I can well remember Nolan (yes, he preferred this informality among his people) taking his clients on tour about the facility (I started in Consumer Manufacturing and moved onto Engineering Support before the move) and randomly selecting an employee to quiz about this and that. Involvement was what it was all about, and Nolan spared no effort in his informal, easy approach to business. He never skimped on imagination and he knew how to treat his people well. He gave great meaning to making you feel as though you had meaning and involvement in the entire process. He had a way of making you feel good about yourself and what you were doing. I think he pioneered the modern concept regarding relaxed employment at a time when these things were more vogue than anything else. He had a way of leaving his stamp on everything he touched.
How delighted I was to visit San Jose for the first time in three years or so, and find Nolan looking out to me from the glazed front of a Metro rack. It was truly just like coming home again and turning back the clock for a woman who has lasting, cherished memories of her youthful life in the valley made famous by such inventive, resourceful and gifted individuals like Nolan, who forever left his mark in the South Bay town of San Jose. I read and reread Nolan that weekend and, somehow, that visit to San Jose and Metro overshadowed my eventual trip to San Francisco that week.

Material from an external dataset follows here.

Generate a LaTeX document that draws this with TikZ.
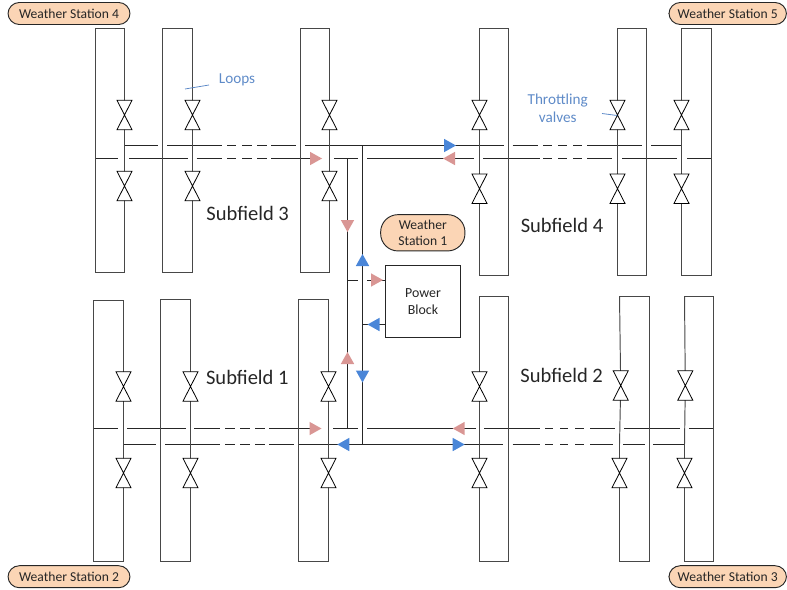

They say you can't go home again; the person who coined that phrase never lived in San Jose or knew Nolan Bushnell. More appropriately, one could easily say, "To know him is to love him." He was, er, is one great guy. Welcome back, Nolan.
Elizabeth M. Thauberger-Boggs
Rancho Cordova
Who Suffers?
Thank you, Erin Sherbert, for dedicating your time to write this article about Madison Nguyen and the recall campaign (Madison's Last Stand, MetroNews, Dec. 3). You chose a great topic to write about because it's unprecedented, still controversial and hot today even though it is more than a year old.
You pointed out many interesting facts. For example, I also think that it is ironic how she majored in conflict resolutions, but failed to handle this issue about the naming of a business district. She's not only incompetent but also "deaf."
This part is inaccurate: "communist sympathizer; they still bring up the fact that she traveled to Vietnam in 1996, where she taught English through a Stanford University program." First of all, this is my first time hearing about this, which means if it is a reason to think she's a communist sympathizer, it's not the main one. But it is not the reason why some people think she's a communist sympathizer. And that would not be the only reason why we should recall her.
This whole Madison and Little Saigon thing is stupid. Why couldn't she just listen to the people? Why did she have to fight for so long? Why?
It doesn't matter to me if she's a communist or not. What matters is that she doesn't listen, and that's enough to recall her butt.
I won't be sad if she gets recalled. But it would be sad if she tried to move on in life and people wouldn't let her.
Thanks again, Erin, for pointing out some of the reasons why a recall is justified, but please be more careful in making an appeal for emotion in favor of her. Who suffers more? Madison or the very people under her poor, or should I say, corrupt leadership?